Why Am I So Damn Fascinated By Five Nights at Freddy's?


I think it got popular because of the Let's Plays. It's always fun to watch people freak out. Bill Cosby said when a person is scared, that's the only time they're really being themself. I've been watching Let's Play's, reading the entire FN@F wiki, playing the memes.

Yet I don't own the game, and don't plan to. It's all jumpscares. I hate jumpscares for two reasons. They're cheap and meaningless ways to control the audience. And I hate the way jumpscares make me feel, like a weak little kitten, manipulated, afraid of everything. Just like elementary school. Yes, I have a double standard. Deal with it.*

So why am I so damn fascinated with it? Maybe because it's Halloween. But let's take a look at why it appeals, at least, to me.


Robots - If you've read some of my book reviews, you'll see that I complain a lot about how the robots act too human. Not here. They are nice and robotty. Full of gears, wires, crossbars. This is great because they are in that space where the uncanny valley peaks its highest and falls to its lowest. In fact, I've seen graphs that show "teddy bear" at the top and "zombie" at the valley.



Their faces move separate from their eyes, if they have eyes... or faces. Warped or missing body parts (like Foxy). Limb joints that expose the endoskeleton. They move faster than they should, but you never see them doing so. If you read the story, you see that they refer to Bonnie as a "he".  These things are just so awfully off you can't look away. Even their sounds are uncanny -- slowed down girl laughing or raptor-like screeching that cuts out. I think Chica scares me the most, because she's got that second set of teeth in her mouth.


Fear and Dread - FN@F's encompasses all ways to scare someone -- the gross-out, the startle, the sense of dread. You have basically no control, no agency in this game. You're a helpless babe with no arms or legs. All you can do is watch on cameras and maybe shut the door (a mechanic which comes with cost).


In all horror movies, it's not the jump scare that gets you, it's the part before that. The dread that something is going to happen, you don't know what, but you can't do a damn thing about it. The same held true for Resident Evil. The scary part is not that you're in a mansion with zombies. It's that there are more of them than you have bullets, and you don't know where you can get more.

Also, claustrophobia. You can't leave the room. The perspectives you are given are grainy, colorless, and fixed. It's got key elements that are always winners -- the creepy doll, the painting that follows you with its eyes, unbearable silence, fear of mental illness (with the hallucinations), and various kinds of jump scares.


A Unique Setting - As far as I know, there's never been a horror story set at a Showbiz Pizza.

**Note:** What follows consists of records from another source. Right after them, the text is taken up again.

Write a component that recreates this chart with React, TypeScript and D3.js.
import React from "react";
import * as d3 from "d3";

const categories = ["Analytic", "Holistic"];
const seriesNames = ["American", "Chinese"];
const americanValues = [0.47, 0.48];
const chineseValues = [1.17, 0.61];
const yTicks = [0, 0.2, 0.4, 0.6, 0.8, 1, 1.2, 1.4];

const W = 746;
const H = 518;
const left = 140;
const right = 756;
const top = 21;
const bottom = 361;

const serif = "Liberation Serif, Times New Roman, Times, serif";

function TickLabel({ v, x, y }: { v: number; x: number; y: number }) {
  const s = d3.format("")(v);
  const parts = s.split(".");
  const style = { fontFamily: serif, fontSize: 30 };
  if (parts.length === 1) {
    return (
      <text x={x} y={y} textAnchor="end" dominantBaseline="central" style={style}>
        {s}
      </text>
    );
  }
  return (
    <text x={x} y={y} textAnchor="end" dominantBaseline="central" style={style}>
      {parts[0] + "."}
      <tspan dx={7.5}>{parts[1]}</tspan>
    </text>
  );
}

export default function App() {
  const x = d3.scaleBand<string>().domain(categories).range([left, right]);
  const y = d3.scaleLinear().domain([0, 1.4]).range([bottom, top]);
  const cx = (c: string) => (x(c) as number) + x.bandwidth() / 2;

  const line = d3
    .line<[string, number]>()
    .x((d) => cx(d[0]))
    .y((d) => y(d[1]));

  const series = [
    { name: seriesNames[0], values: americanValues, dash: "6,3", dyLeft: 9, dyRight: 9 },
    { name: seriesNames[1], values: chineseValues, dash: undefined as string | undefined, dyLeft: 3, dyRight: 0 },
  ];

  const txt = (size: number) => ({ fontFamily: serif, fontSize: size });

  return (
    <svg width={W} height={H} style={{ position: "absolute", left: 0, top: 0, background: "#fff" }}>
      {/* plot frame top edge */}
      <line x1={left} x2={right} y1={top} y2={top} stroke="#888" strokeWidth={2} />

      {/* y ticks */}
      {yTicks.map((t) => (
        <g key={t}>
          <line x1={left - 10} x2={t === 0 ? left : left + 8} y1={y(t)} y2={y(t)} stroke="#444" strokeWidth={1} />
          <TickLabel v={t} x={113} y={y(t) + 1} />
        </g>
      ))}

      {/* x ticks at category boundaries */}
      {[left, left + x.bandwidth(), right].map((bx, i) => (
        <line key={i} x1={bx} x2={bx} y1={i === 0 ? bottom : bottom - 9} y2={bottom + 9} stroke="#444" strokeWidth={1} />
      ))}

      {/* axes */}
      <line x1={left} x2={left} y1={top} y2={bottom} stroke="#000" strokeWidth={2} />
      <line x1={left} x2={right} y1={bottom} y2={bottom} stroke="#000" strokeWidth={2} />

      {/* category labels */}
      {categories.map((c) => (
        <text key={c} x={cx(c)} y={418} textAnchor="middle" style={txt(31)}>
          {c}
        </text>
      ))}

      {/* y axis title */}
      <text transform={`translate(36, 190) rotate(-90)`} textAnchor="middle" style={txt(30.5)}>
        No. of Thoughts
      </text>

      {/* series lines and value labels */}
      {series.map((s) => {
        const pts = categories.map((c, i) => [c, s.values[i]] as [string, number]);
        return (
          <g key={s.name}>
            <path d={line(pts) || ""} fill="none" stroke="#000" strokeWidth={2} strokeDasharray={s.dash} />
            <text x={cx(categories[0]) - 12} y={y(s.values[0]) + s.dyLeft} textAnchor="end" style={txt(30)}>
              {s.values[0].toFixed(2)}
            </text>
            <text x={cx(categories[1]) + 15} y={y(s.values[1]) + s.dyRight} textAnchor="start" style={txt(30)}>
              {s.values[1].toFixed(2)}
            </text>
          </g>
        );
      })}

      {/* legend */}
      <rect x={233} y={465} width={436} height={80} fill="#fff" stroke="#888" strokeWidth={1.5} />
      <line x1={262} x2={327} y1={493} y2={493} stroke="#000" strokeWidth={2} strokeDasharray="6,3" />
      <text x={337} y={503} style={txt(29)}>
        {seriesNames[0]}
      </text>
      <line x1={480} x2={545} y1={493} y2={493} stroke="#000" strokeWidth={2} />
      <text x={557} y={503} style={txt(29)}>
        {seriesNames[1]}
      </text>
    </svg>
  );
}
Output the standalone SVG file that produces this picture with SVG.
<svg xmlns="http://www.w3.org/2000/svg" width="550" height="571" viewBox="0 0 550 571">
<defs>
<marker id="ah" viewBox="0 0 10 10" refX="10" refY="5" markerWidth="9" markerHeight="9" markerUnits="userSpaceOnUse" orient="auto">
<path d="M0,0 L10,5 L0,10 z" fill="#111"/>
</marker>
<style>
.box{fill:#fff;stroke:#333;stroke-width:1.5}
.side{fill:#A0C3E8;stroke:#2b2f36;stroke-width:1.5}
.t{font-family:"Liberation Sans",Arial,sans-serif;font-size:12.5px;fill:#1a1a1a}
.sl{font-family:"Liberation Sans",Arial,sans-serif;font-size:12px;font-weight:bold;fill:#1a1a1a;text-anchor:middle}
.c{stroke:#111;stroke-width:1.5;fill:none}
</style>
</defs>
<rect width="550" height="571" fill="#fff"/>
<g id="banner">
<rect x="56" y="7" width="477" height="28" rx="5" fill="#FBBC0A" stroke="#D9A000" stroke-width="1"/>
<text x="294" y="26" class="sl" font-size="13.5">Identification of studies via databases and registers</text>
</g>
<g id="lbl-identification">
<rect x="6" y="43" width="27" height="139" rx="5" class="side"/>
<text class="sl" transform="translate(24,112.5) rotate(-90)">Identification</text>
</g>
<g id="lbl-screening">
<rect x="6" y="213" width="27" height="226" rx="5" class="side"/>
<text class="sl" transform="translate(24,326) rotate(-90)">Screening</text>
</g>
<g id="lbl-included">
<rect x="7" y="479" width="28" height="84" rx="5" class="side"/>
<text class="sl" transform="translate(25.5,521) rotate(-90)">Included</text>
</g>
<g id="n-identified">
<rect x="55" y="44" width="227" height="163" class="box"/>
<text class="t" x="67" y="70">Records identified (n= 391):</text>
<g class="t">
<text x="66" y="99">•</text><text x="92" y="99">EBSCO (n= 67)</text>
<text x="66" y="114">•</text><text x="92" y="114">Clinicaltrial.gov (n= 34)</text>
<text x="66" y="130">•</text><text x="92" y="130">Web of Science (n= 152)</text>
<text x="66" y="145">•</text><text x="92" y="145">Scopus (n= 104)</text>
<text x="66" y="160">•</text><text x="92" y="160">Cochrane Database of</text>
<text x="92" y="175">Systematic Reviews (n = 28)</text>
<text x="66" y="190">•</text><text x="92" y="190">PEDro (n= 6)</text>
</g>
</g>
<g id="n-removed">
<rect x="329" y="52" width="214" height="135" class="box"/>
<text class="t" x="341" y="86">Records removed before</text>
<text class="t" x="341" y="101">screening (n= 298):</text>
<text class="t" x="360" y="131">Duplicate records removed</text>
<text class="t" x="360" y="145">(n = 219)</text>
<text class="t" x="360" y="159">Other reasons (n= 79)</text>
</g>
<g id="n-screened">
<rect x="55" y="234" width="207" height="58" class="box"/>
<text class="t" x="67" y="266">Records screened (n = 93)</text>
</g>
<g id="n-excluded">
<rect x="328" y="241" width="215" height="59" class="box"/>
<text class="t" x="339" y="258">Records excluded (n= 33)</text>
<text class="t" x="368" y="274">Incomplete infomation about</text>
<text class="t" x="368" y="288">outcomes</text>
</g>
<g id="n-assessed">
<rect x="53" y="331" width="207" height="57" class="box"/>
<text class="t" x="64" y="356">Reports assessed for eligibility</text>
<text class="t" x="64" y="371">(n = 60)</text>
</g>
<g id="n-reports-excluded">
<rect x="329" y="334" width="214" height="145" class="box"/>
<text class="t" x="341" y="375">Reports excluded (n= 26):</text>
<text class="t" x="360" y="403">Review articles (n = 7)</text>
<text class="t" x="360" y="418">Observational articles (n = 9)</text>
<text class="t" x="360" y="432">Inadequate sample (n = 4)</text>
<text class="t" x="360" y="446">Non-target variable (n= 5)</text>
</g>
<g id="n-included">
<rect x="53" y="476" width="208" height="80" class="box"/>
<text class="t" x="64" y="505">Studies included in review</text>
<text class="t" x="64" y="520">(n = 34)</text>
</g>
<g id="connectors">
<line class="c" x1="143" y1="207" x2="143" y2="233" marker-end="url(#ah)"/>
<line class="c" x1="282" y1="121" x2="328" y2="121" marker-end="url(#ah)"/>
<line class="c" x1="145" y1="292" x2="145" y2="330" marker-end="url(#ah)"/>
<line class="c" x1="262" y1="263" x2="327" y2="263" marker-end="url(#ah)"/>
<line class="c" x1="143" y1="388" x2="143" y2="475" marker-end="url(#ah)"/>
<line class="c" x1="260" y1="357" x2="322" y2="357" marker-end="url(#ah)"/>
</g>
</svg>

There've been similar scenarios, like a circus, a funhouse, that are tangential. It's the new Friday the 13th. Before we had young innocent summer camp, young innocent babysitting, young innocent slumber parties. Now we've got young innocent pizza-oriented family entertainment centers.  But Freddy Fazbear's Pizza hits on that unique niche of nostalgia that only eighties kids like me can understand and appreciate. Plus it's pretty universal to all of us who are now thirty-year-old gamers.


A Thin Backstory - Any narrative is presented though a mysterious "phone guy" to give you your tutorial. I still don't get how it works -- did he pre-record all five in a row? Does he work the 6 - midnight shift right before you enter? If so, don't you pass each other on the way in? How did the fifth night get recorded? Are these on an answering machine? A voice mail? If so, why does it ring? Is he in a different room? Where is the phone?

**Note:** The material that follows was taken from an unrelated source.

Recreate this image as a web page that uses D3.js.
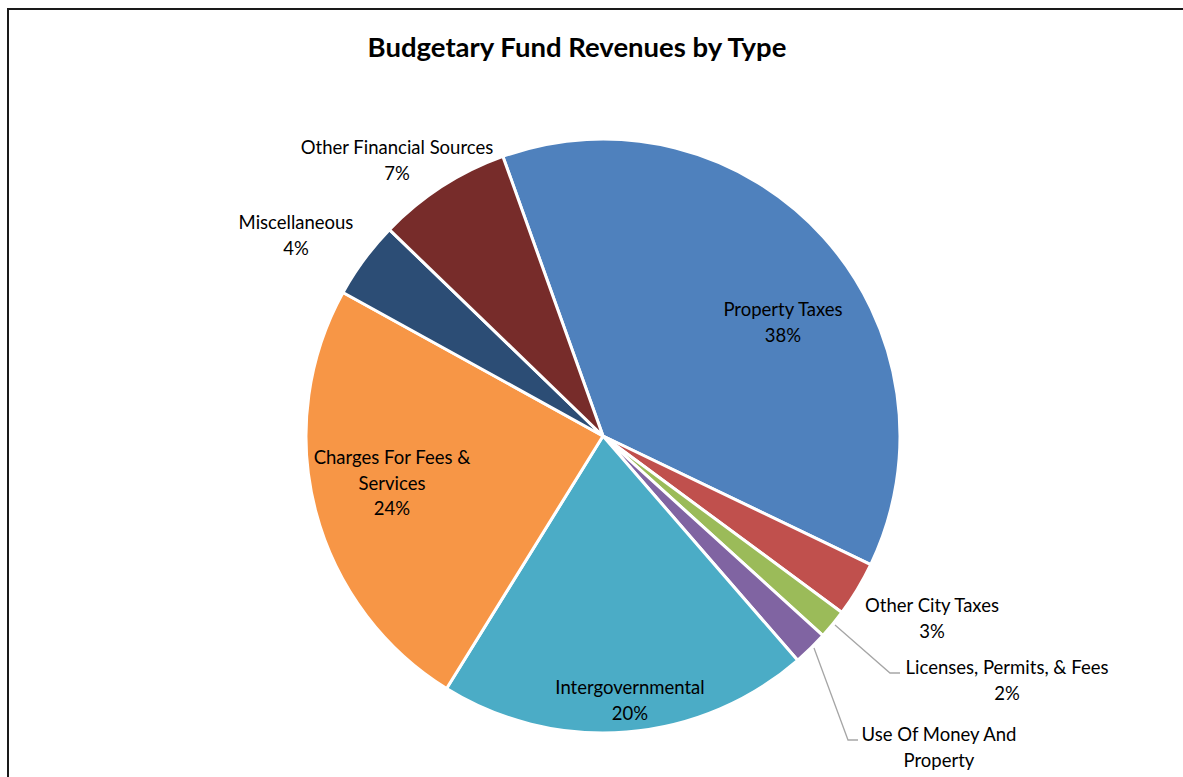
<!DOCTYPE html>
<html>
<head>
<meta charset="utf-8">
<script src="https://cdn.jsdelivr.net/npm/d3@7"></script>
<style>
  html, body { margin: 0; padding: 0; background: #fff; }
  svg { display: block; }
  text { font-family: Lato, "Open Sans", sans-serif; fill: #000; }
</style>
</head>
<body>
<svg id="chart" width="1183" height="777"></svg>
<script>
// Revenue categories, in clockwise order starting from the top
const categories = [
  "Property Taxes",
  "Other City Taxes",
  "Licenses, Permits, & Fees",
  "Use Of Money And Property",
  "Intergovernmental",
  "Charges For Fees & Services",
  "Miscellaneous",
  "Other Financial Sources"
];
// Share of budgetary fund revenues (percent)
const shares = [37.6, 3.0, 1.6, 1.9, 20.2, 24.2, 4.2, 7.3];
// Percent labels as printed
const percentLabels = ["38%", "3%", "2%", "2%", "20%", "24%", "4%", "7%"];
const colors = ["#4F81BD", "#C0504D", "#9BBB59", "#8064A2", "#4BACC6", "#F79646", "#2C4D75", "#772C2A"];

// Label layout: wrapped lines, centre point, optional leader line
const labelLayout = [
  { lines: ["Property Taxes"], x: 783, y: 310 },
  { lines: ["Other City Taxes"], x: 932, y: 606 },
  { lines: ["Licenses, Permits, & Fees"], x: 1007, y: 668, leader: [[835, 625], [890, 673], [900, 673]] },
  { lines: ["Use Of Money And", "Property"], x: 939, y: 735, leader: [[814, 648], [848, 740], [858, 740]] },
  { lines: ["Intergovernmental"], x: 630, y: 688 },
  { lines: ["Charges For Fees &", "Services"], x: 392, y: 458 },
  { lines: ["Miscellaneous"], x: 296, y: 223 },
  { lines: ["Other Financial Sources"], x: 397, y: 148 }
];

const svg = d3.select("#chart");
const W = 1183, H = 777;

// Chart frame
svg.append("rect")
  .attr("x", 8).attr("y", 9)
  .attr("width", W + 20).attr("height", H + 20)
  .attr("fill", "#fff")
  .attr("stroke", "#1a1a1a")
  .attr("stroke-width", 2);

// Title
svg.append("text")
  .attr("x", 577).attr("y", 57)
  .attr("text-anchor", "middle")
  .style("font-size", "27.5px")
  .style("font-weight", "bold")
  .text("Budgetary Fund Revenues by Type");

const cx = 603, cy = 436, radius = 297;
const startDeg = -19.7;

const data = categories.map((c, i) => ({ name: c, value: shares[i], pct: percentLabels[i], color: colors[i], layout: labelLayout[i] }));

const pie = d3.pie()
  .value(d => d.value)
  .sort(null)
  .startAngle(startDeg * Math.PI / 180)
  .endAngle((startDeg + 360) * Math.PI / 180);

const arc = d3.arc().innerRadius(0).outerRadius(radius);

const g = svg.append("g").attr("transform", `translate(${cx},${cy})`);

g.selectAll("path.slice")
  .data(pie(data))
  .join("path")
  .attr("class", "slice")
  .attr("d", arc)
  .attr("fill", d => d.data.color)
  .attr("stroke", "#fff")
  .attr("stroke-width", 3)
  .attr("stroke-linejoin", "round");

// Leader lines
const line = d3.line();
svg.selectAll("path.leader")
  .data(data.filter(d => d.layout.leader))
  .join("path")
  .attr("class", "leader")
  .attr("d", d => line(d.layout.leader))
  .attr("fill", "none")
  .attr("stroke", "#a6a6a6")
  .attr("stroke-width", 1.3);

// Data labels: category name then percentage
const lineH = 25.5;
const labels = svg.selectAll("g.label")
  .data(data)
  .join("g")
  .attr("class", "label");

labels.each(function(d) {
  const grp = d3.select(this);
  const rows = d.layout.lines.concat([d.pct]);
  rows.forEach((t, k) => {
    grp.append("text")
      .attr("x", d.layout.x)
      .attr("y", d.layout.y + k * lineH)
      .attr("dy", "0.35em")
      .attr("text-anchor", "middle")
      .style("font-size", "18.5px")
      .text(t);
  });
});
</script>
</body>
</html>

Besides all that, there are the purposeful "hints" of something wrong, just enough to give a sense of "offness". The "Bite of '87" that phone guy mentions never gets further explanation. There are posted articles about the the animatronics' smell of decaying flesh and pus, the serial killer who posed as Freddy Fazbear, and the five children who were never found. You are never given any more than suggestions that they exist and may be the cause of this "haunting".

And here's Phone Guy to tell you it's all fine, nothing to worry about, it's all in your head. Yeah, you might get horribly mangled, but if you play dead, that might stave off the killer robots in this Chuck E. Cheese.

That means it's great fun to interpret all the missing elements, analyse and add your own story. Trade theories and suggest alternatives. It's what smart people on the Internet do.  People have gotten so desperate they're making the cupcake on the desk into a character.


Of course, it's all tongue-in-cheek. No food establishment could exist with such things and still be in business. No contract that says "we have ninety days until we need to report you missing" could legally exist. There's no rules sign that says "no pooping on the floor". These robots have the ability to be "free-roaming" in 198X, but we still don't have a robot that can climb stairs.



So take that for what it's worth -- the campiness of a eighties horror Blockbuster Rental. It's become an instant, quick-play classic. Does that mean it's bright flame that will burn quickly. I'm afraid it might be -- there's not much to the game besides atmosphere and jumpscares. I think more of the innovating setting and aesthetic than the gameplay itself. But time will tell.

*Remember those Flash thingies that masqueraded as images, that you had to find the differences or stare for a while and something would happen, then the Exorcist would pop up and scream? Fucking hated those.